WASHINGTON (AP) -- Senators agreed Monday to give high-tech biologic drugs 12 years of market protection before generic versions can compete.
The vote in the Senate Health, Education, Labor and Pensions Committee was a victory for the biotechnology and pharmaceutical industries but a defeat for the Obama administration and AARP.
The Obama administration had pushed for a seven-year exclusivity period so that patients could get quicker access to cheaper versions of costly medicines used to treat ailments including cancer, Parkinson's, diabetes and rheumatoid arthritis.
Proponents of the longer time frame say products like the blockbuster cancer drug Avastin deserve longer market protection because they are more expensive and time-consuming to produce than regular drugs, and the extra time and money is needed to attract investors and promote innovation.
The vote came as the health committee worked to complete a sweeping health overhaul bill it expects to finish Tuesday. The biotech drug portion was a major unresolved issue, but Monday's action doesn't mean it's over. The decision would still need agreement from the full Senate and the House, where Energy and Commerce Committee Chairman Henry Waxman, D-Calif., strongly supporters a shorter exclusivity period.
Biotech drugs currently don't face generic competition because the Food and Drug Administration doesn't have power to approve copies of such medications. Efforts to change that have been held up for nearly a decade by squabbling between the biotech and generic drug industries and their allies on Capitol Hill.

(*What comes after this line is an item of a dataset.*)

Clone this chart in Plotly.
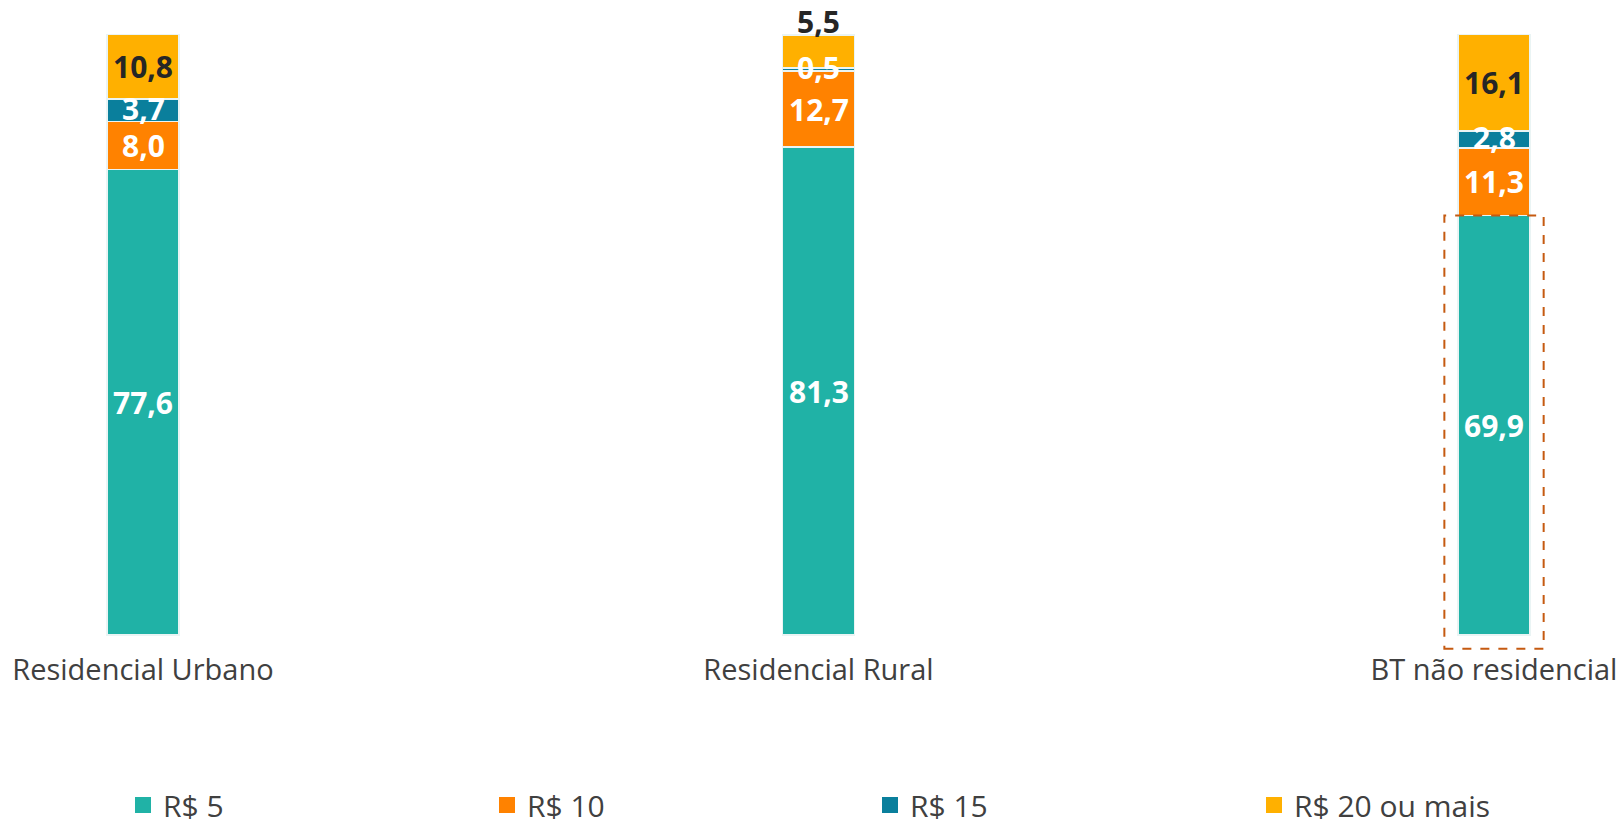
import plotly.graph_objects as go
import numpy as np

categories = ["Residencial Urbano", "Residencial Rural", "BT não residencial"]
series_names = ["R$ 5", "R$ 10", "R$ 15", "R$ 20 ou mais"]
r5 = [77.6, 81.3, 69.9]
r10 = [8.0, 12.7, 11.3]
r15 = [3.7, 0.5, 2.8]
r20 = [10.8, 5.5, 16.1]

colors = ["#20B2A6", "#FF8200", "#0A7F9C", "#FFB000"]
label_colors = ["white", "white", "white", "#262626"]
series = [r5, r10, r15, r20]

FONT = "Open Sans"
xpos = np.arange(len(categories))
bar_w = 0.107

W, H = 1621, 827
T, B = 11, 177
Y0, Y1 = -2.5, 104

fig = go.Figure()
for name, vals, col in zip(series_names, series, colors):
    fig.add_trace(go.Bar(
        x=xpos, y=vals, name=name, width=bar_w,
        marker=dict(color=col, line=dict(color="#EAF4F4", width=1.5)),
        hoverinfo="skip", showlegend=False,
    ))

legend_ids = ["legend", "legend2", "legend3", "legend4"]
for name, col, lid in zip(series_names, colors, legend_ids):
    fig.add_trace(go.Scatter(
        x=[None], y=[None], mode="markers", name=name,
        marker=dict(symbol="square", size=16, color=col),
        legend=lid, showlegend=True,
    ))

base = np.zeros(len(categories))
for si, (vals, lc) in enumerate(zip(series, label_colors)):
    vals = np.array(vals)
    centers = base + vals / 2
    for i in range(len(categories)):
        txt = f"{vals[i]:.1f}".replace(".", ",")
        if si == 3 and i == 1:
            fig.add_annotation(x=xpos[i], y=base[i] + vals[i], text=f"<b>{txt}</b>",
                               showarrow=False, yanchor="bottom", yshift=-9,
                               font=dict(family=FONT, size=30, color=lc))
        else:
            fig.add_annotation(x=xpos[i], y=centers[i], text=f"<b>{txt}</b>",
                               showarrow=False, yanchor="middle", yshift=2 if vals[i] < 5 else 0,
                               font=dict(family=FONT, size=30, color=lc))
    base = base + vals

fig.add_shape(type="rect", xref="x", yref="y",
              x0=xpos[2] - bar_w / 2 - 0.02, x1=xpos[2] + bar_w / 2 + 0.02,
              y0=-2.3, y1=r5[2],
              line=dict(color="#C55A11", width=2, dash="dash"),
              fillcolor="rgba(0,0,0,0)")

plot_h = H - T - B
leg_y = (H - B - 805) / plot_h
leg_x_px = [123, 487, 870, 1254]
legend_common = dict(orientation="h", xanchor="left", y=leg_y, yanchor="middle",
                     font=dict(family=FONT, size=30, color="#404040"),
                     bgcolor="rgba(0,0,0,0)", borderwidth=0)

layout_legends = {}
for lid, lx in zip(legend_ids, leg_x_px):
    layout_legends[lid] = dict(x=lx / W, **legend_common)

fig.update_layout(
    barmode="stack",
    width=W, height=H,
    margin=dict(l=0, r=0, t=T, b=B, autoexpand=False),
    plot_bgcolor="white", paper_bgcolor="white",
    font=dict(family=FONT, color="#404040"),
    xaxis=dict(range=[-0.2117, 2.188], tickvals=list(xpos), ticktext=categories,
               showgrid=False, zeroline=False, showline=False, automargin=False,
               tickfont=dict(family=FONT, size=29, color="#404040"), ticks=""),
    yaxis=dict(range=[Y0, Y1], visible=False, showgrid=False, zeroline=False),
    showlegend=True,
    **layout_legends,
)

fig.write_html(
    "out.html",
    config={"displayModeBar": False},
    post_script="document.body.style.margin='0';document.documentElement.style.overflow='hidden';",
)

Biotech companies had demanded at least 14 years on the market before their products face generic competition, but the drug industry welcomed Tuesday's vote.
"The overwhelming majority of senators on the committee voted to do what's best in the end for patients and the U.S. economy," said Ken Johnson, senior vice president of the Pharmaceutical Research and Manufacturers of America. "Our companies in return remain committed to developing the cutting-edge medicines which allow patients everywhere to live longer, healthier and more productive lives."
The powerful senior citizens' lobby AARP expressed disappointment, suggesting it might oppose the underlying bill over the issue.
"While we applaud many of the aspects of the HELP Committee's overall bill, AARP has great difficulty supporting legislation that would delay the availability of safe, affordable generic biologic drugs and impede consumer access to these lifesaving drugs," said Jim Dau, AARP national spokesman.
The health committee voted 16 to 7 in favor of the 12-year measure offered by Sens. Mike Enzi, Orrin Hatch and Kay Hagan. It's the time period previously endorsed by committee Chairman Edward M. Kennedy, whose home state of Massachusetts is a biotech stronghold. Kennedy is away from the Senate while being treated for brain cancer.
By a 5 to 17 vote the committee rejected an alternate measure by Sen. Sherrod Brown, D-Ohio, that would have started with a seven-year exclusivity period, with additional years possible for innovations.
Biotech drugs were not included in the 1984 law that first allowed the FDA to approve copies of traditional, chemical drugs. At the time the biotech industry successfully argued that their drugs, which are made from living cells, were too complex to be duplicated by generic competitors.